Sorensen spoke frequently on the Brandeis campus, most recently in a talk about presidential inaugural addresses just before Barack Obama's inauguration in January 2009. Despite his role as a speechwriter, Sorensen contended that people concentrate too much on who wrote the speech rather than its substance.

“A much more important question is not who penned particular words as a wordsmith, but why Kennedy’s values, principles, and policies that were stressed throughout that speech have been largely forgotten,” he said on that occasion. He also spoke at Brandeis following the publication of his autobiography, "Counselor: A Life on the Edge of History," published in 2008. 

His sense of humor was subtle and penetrating, often working at several levels.

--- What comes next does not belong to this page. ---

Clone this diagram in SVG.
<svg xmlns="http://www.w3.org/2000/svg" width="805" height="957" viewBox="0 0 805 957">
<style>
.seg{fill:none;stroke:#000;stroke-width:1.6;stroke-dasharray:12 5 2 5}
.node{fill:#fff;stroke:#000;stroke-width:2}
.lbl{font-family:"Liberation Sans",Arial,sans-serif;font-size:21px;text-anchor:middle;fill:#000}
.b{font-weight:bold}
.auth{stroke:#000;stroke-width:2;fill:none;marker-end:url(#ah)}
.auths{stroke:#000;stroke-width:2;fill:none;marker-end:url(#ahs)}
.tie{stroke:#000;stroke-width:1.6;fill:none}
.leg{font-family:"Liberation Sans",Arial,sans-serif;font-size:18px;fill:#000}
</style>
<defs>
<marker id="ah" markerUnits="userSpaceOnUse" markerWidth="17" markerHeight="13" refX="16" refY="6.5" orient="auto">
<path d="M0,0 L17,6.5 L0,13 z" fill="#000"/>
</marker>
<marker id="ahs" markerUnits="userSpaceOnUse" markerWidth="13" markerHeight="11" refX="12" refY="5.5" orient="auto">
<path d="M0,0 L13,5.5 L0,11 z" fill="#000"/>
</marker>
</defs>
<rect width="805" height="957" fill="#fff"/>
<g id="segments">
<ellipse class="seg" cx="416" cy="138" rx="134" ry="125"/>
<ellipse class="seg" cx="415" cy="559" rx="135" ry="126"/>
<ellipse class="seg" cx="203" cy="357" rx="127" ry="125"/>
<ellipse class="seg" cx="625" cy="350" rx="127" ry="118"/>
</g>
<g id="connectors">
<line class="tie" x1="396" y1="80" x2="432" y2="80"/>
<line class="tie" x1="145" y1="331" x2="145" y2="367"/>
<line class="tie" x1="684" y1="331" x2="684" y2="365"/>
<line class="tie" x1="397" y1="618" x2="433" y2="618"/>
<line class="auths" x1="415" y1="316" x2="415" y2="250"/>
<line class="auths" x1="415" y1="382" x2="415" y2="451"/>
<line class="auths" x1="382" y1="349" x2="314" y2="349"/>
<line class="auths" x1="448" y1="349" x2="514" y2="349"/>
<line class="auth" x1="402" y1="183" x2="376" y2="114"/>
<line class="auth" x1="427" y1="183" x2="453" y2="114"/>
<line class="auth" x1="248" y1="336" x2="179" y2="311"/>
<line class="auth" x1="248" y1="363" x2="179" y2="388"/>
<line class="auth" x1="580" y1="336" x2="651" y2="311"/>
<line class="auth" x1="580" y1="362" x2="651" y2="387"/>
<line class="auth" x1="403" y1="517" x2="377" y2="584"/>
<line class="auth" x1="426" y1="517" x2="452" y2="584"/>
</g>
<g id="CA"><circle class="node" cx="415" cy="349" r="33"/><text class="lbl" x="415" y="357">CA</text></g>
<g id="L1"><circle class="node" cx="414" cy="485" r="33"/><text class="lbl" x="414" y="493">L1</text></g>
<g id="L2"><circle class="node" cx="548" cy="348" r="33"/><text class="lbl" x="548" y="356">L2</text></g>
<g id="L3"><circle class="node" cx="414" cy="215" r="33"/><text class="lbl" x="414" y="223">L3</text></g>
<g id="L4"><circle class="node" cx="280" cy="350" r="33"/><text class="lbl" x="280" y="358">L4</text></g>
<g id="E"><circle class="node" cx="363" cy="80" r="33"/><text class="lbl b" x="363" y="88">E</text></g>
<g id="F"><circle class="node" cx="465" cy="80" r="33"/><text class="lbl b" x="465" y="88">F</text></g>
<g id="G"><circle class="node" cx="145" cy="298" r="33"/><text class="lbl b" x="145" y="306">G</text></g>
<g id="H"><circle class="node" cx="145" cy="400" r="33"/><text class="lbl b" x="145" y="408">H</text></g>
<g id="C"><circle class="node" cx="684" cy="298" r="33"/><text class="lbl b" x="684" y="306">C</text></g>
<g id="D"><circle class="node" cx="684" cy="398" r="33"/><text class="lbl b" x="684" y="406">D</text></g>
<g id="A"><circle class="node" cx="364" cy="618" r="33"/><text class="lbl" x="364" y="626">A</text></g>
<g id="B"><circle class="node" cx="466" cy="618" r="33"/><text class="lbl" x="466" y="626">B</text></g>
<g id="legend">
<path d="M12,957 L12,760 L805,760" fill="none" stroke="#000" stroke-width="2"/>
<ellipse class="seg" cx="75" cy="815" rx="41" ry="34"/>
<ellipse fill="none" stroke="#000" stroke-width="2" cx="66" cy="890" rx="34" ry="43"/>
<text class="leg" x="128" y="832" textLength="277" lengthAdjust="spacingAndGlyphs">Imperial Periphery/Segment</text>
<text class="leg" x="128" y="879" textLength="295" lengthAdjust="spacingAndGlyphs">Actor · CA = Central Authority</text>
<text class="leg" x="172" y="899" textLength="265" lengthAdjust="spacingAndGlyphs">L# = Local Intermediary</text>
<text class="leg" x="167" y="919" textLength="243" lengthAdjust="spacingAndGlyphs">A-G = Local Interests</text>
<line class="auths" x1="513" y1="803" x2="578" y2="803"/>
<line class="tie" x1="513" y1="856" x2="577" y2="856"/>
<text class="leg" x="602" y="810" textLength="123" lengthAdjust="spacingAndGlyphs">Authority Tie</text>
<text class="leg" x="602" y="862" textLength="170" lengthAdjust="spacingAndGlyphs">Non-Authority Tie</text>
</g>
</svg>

Thanking a colleague for an introduction before one of his speeches, Sorensen could poke fun at his own reputation as a sideman: “I only regret that he emphasized as much as he did my service with John F. Kennedy, because then you are going to expect that you will hear from me a talk as eloquent as those that John F. Kennedy gave, forgetting that he had a much better speechwriter than I do.”

The flagship undergraduate fellowship in the Ethics Center was renamed the Sorensen Fellowship in 2009, when Sorensen stepped down as chair of the board. Since its beginning, the center has supported Brandeis undergraduates to work overseas during the summer in organizations committed to issues of peace, justice, human rights, sustainable development, and democracy. In the past two years, Sorensen Fellows have worked in such venues as the International Criminal Tribunal for Rwanda in Arusha, Tanzania, Spirit of Youth Association for Environmental Service in Cairo, Egypt, and Experimental Theatre Foundation in Mumbai, India.

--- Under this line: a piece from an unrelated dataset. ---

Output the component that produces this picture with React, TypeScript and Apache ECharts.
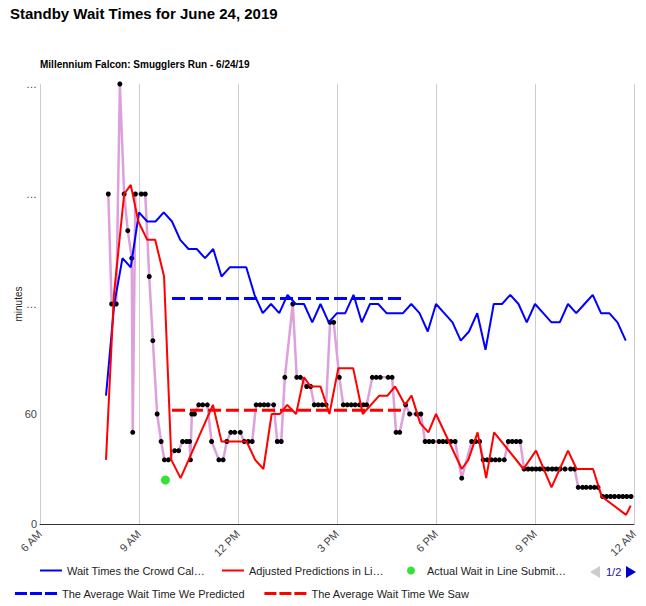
import React, { useEffect, useRef } from "react";
import * as echarts from "echarts";

// ---- Data (hours of day, minutes) ----
const xTickHours = [6, 9, 12, 15, 18, 21, 24];
const xTickLabels = ["6 AM", "9 AM", "12 PM", "3 PM", "6 PM", "9 PM", "12 AM"];

const seriesNames = [
  "Wait Times the Crowd Cal…",
  "Adjusted Predictions in Li…",
  "Actual Wait in Line Submit…",
  "Posted Wait Times",
  "The Average Wait Time We Predicted",
  "The Average Wait Time We Saw",
];
const legendPageText = "1/2";

// Crowd calendar predictions every 15 min from 8:00 to 23:45
const crowdStart = 8;
const crowdStep = 0.25;
const crowdValues = [
  70, 120, 145, 140, 170, 165, 165, 170, 165, 155, 150, 150, 145, 150, 135, 140,
  140, 140, 125, 115, 120, 115, 125, 120, 120, 110, 120, 110, 115, 115, 125, 110,
  120, 120, 115, 115, 115, 120, 115, 105, 120, 115, 110, 100, 105, 115, 95, 120,
  120, 125, 120, 110, 120, 115, 110, 110, 120, 115, 120, 125, 115, 115, 110, 100,
];

// Adjusted predictions
const adjustedTimes = [
  8.0, 8.24, 8.55, 8.75, 8.98, 9.25, 9.49, 9.76, 9.98, 10.26, 11.24, 11.5, 12.26,
  12.52, 12.77, 13.02, 13.27, 13.49, 13.76, 14.0, 14.2, 14.5, 14.77, 15.04, 15.49,
  15.78, 16.28, 16.53, 16.76, 17.06, 17.26, 17.52, 17.77, 18.0, 18.78, 18.98, 19.26,
  19.52, 19.76, 20.65, 21.03, 21.5, 22.0, 22.26, 22.76, 23.02, 23.76, 23.9,
];
const adjustedValues = [
  35, 125, 180, 185, 165, 155, 155, 135, 35, 25, 65, 45, 45,
  35, 30, 60, 60, 65, 60, 80, 75, 75, 60, 85, 85,
  60, 70, 70, 75, 65, 70, 55, 50, 60, 30, 35, 50,
  25, 50, 30, 40, 20, 40, 30, 30, 15, 5, 10,
];

// Actual submitted wait
const actualTimes = [9.8];
const actualValues = [24];

// Posted wait times (dots)
const postedTimes = [
  8.07, 8.17, 8.31, 8.42, 8.55, 8.66, 8.78, 8.81, 8.89, 9.07, 9.19, 9.31, 9.42, 9.55,
  9.67, 9.77, 9.89, 10.08, 10.2, 10.32, 10.44, 10.53, 10.56, 10.6, 10.68, 10.81, 10.93,
  11.07, 11.2, 11.42, 11.55, 11.66, 11.78, 11.9, 12.07, 12.19, 12.31, 12.43, 12.55,
  12.67, 12.79, 12.91, 13.08, 13.19, 13.31, 13.42, 13.66, 13.78, 13.89, 14.08, 14.2,
  14.31, 14.43, 14.55, 14.67, 14.79, 14.9, 15.07, 15.19, 15.31, 15.43, 15.55, 15.68,
  15.8, 15.9, 16.07, 16.19, 16.31, 16.55, 16.67, 16.79, 16.9, 17.08, 17.2, 17.41,
  17.54, 17.67, 17.79, 17.91, 18.09, 18.21, 18.33, 18.45, 18.58, 18.78, 19.08, 19.2,
  19.32, 19.43, 19.55, 19.68, 19.8, 19.92, 20.07, 20.19, 20.31, 20.43, 20.55, 20.67,
  20.79, 20.91, 21.03, 21.15, 21.27, 21.39, 21.52, 21.64, 21.76, 21.91, 22.08, 22.2,
  22.31, 22.44, 22.55, 22.68, 22.8, 22.91, 23.05, 23.17, 23.29, 23.41, 23.54, 23.66,
  23.78, 23.91,
];
const postedValues = [
  180, 120, 120, 240, 180, 160, 145, 50, 180, 180, 180, 135, 100, 60,
  45, 35, 35, 40, 40, 45, 45, 45, 35, 60, 60, 65, 65,
  65, 45, 35, 35, 45, 50, 50, 50, 45, 45, 45, 65,
  65, 65, 65, 65, 45, 45, 80, 120, 80, 80, 75, 75,
  65, 65, 65, 65, 110, 110, 80, 65, 65, 65, 65, 65,
  65, 65, 80, 80, 80, 80, 80, 50, 50, 65, 60, 60,
  60, 45, 45, 45, 45, 45, 45, 45, 45, 25, 45, 45,
  45, 35, 35, 35, 35, 35, 35, 45, 45, 45, 45, 30,
  30, 30, 30, 30, 30, 30, 30, 30, 30, 30, 30, 30,
  20, 20, 20, 20, 20, 20, 15, 15, 15, 15, 15, 15,
  15, 15,
];

// Averages
const averageRange = [10, 17];
const averagePredicted = 123;
const averageSaw = 62;

const FONT = "Arial, 'Liberation Sans', sans-serif";
const SOLID_ICON = "path://M0,0h22v2h-22z";
const DASH_ICON = "path://M0,0h12v3h-12zM15,0h12v3h-12zM30,0h12v3h-12z";
const LEGEND_TEXT = { fontSize: 11, color: "#222", fontFamily: FONT };

export default function App() {
  const ref = useRef<HTMLDivElement>(null);

  useEffect(() => {
    if (!ref.current) return;
    const chart = echarts.init(ref.current, null, { renderer: "svg" });

    const crowdData = crowdValues.map((v, i) => [crowdStart + i * crowdStep, v]);
    const adjustedData = adjustedTimes.map((t, i) => [t, adjustedValues[i]]);
    const actualData = actualTimes.map((t, i) => [t, actualValues[i]]);
    const postedData = postedTimes.map((t, i) => [t, postedValues[i]]);
    const avgPredData = averageRange.map((t) => [t, averagePredicted]);
    const avgSawData = averageRange.map((t) => [t, averageSaw]);

    chart.setOption({
      animation: false,
      textStyle: { fontFamily: FONT },
      title: [
        {
          text: "Standby Wait Times for June 24, 2019",
          left: 10,
          top: 6,
          padding: 0,
          textStyle: { fontSize: 15, fontWeight: "bold", color: "#000", fontFamily: FONT },
        },
        {
          text: "Millennium Falcon: Smugglers Run - 6/24/19",
          left: 40,
          top: 59,
          padding: 0,
          textStyle: { fontSize: 10, fontWeight: "bold", color: "#000", fontFamily: FONT },
        },
      ],
      legend: [
        {
          type: "plain",
          orient: "horizontal",
          left: 40,
          top: 565,
          padding: 0,
          itemWidth: 22,
          itemHeight: 8,
          itemGap: 17,
          data: [
            { name: seriesNames[0], icon: SOLID_ICON },
            { name: seriesNames[1], icon: SOLID_ICON },
          ],
          textStyle: LEGEND_TEXT,
        },
        {
          type: "plain",
          orient: "horizontal",
          left: 407,
          top: 565,
          padding: 0,
          itemWidth: 22,
          itemHeight: 8,
          data: [{ name: seriesNames[2], icon: "circle" }],
          textStyle: LEGEND_TEXT,
        },
        {
          type: "plain",
          orient: "horizontal",
          left: 15,
          top: 588,
          padding: 0,
          itemWidth: 42,
          itemHeight: 8,
          itemGap: 19,
          data: [
            { name: seriesNames[4], icon: DASH_ICON },
            { name: seriesNames[5], icon: DASH_ICON },
          ],
          textStyle: LEGEND_TEXT,
        },
      ],
      graphic: [
        {
          type: "polygon",
          shape: { points: [[590, 572], [600, 566], [600, 578]] },
          style: { fill: "#cccccc" },
        },
        {
          type: "text",
          x: 606,
          y: 572,
          style: {
            text: legendPageText,
            fontSize: 11,
            fill: "#1a0dab",
            fontFamily: FONT,
            verticalAlign: "middle",
          },
        },
        {
          type: "polygon",
          shape: { points: [[636, 572], [626, 566], [626, 578]] },
          style: { fill: "#0000cc" },
        },
      ],
      grid: { left: 40, right: 12, top: 84, bottom: 82, containLabel: false },
      xAxis: {
        type: "value",
        min: 6,
        max: 24,
        interval: 3,
        axisLine: { show: true, lineStyle: { color: "#333", width: 1 } },
        axisTick: { show: false },
        splitLine: { show: true, lineStyle: { color: "#cccccc", width: 1 } },
        axisLabel: {
          rotate: 45,
          margin: 8,
          fontSize: 11,
          color: "#444",
          fontFamily: FONT,
          formatter: (v: number) => {
            const i = xTickHours.indexOf(v);
            return i >= 0 ? xTickLabels[i] : "";
          },
        },
      },
      yAxis: {
        type: "value",
        min: 0,
        max: 240,
        interval: 60,
        name: "minutes",
        nameLocation: "middle",
        nameRotate: 90,
        nameGap: 17,
        nameMoveOverlap: false,
        nameTextStyle: { fontSize: 10, color: "#222", fontFamily: FONT },
        axisLine: { show: false },
        axisTick: { show: false },
        splitLine: { show: false },
        axisLabel: {
          fontSize: 11,
          color: "#444",
          margin: 3,
          fontFamily: FONT,
          formatter: (v: number) => (v < 100 ? String(v) : "…"),
        },
      },
      series: [
        {
          name: seriesNames[3],
          type: "line",
          data: postedData,
          symbol: "circle",
          symbolSize: 5,
          showSymbol: true,
          itemStyle: { color: "#000" },
          lineStyle: { color: "#dda0dd", width: 2.5 },
          z: 2,
        },
        {
          name: seriesNames[0],
          type: "line",
          data: crowdData,
          symbol: "none",
          itemStyle: { color: "#0000ff" },
          lineStyle: { color: "#0000ff", width: 2 },
          z: 3,
        },
        {
          name: seriesNames[1],
          type: "line",
          data: adjustedData,
          symbol: "none",
          itemStyle: { color: "#ff0000" },
          lineStyle: { color: "#ff0000", width: 2 },
          z: 3,
        },
        {
          name: seriesNames[4],
          type: "line",
          data: avgPredData,
          symbol: "none",
          itemStyle: { color: "#0000ff" },
          lineStyle: { color: "#0000ff", width: 3, type: [13, 5] },
          z: 4,
        },
        {
          name: seriesNames[5],
          type: "line",
          data: avgSawData,
          symbol: "none",
          itemStyle: { color: "#ff0000" },
          lineStyle: { color: "#ff0000", width: 3, type: [13, 5] },
          z: 4,
        },
        {
          name: seriesNames[2],
          type: "scatter",
          data: actualData,
          symbol: "circle",
          symbolSize: 9,
          itemStyle: { color: "#00dd00" },
          z: 5,
        },
      ],
    });

    return () => chart.dispose();
  }, []);

  return (
    <div
      ref={ref}
      style={{ position: "absolute", left: 0, top: 0, width: 646, height: 606 }}
    />
  );
}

[Details for potential applicants]

Naming the fellowship for Ted Sorensen was meant to be a permanent tribute to a man who was passionately committed to the ideal of public service.

Sorensen suffered a major stroke soon after becoming chair of the center’s board. He emerged after some months of rehabilitation with his mind as sharp as ever, but with his eyesight severely impaired. In the years that followed, he remained as active as ever, presiding over meetings, and then – despite that impaired vision — insisting on walking home from Brandeis House on the East Side across Central Park to his apartment on the West Side.

He continued to lecture brilliantly, necessarily delivering his talks entirely from memory, yet still possessing the magic ability to speak in complete sentences and paragraphs, interspersing thoughtful commentary with incisive wit.

“You may have noticed that my eyesight is largely gone,” he liked to say. “But my vision is not. I still have what my ophthalmologists call a 20/20 vision. Not perfect, but a vision for the year 2020.”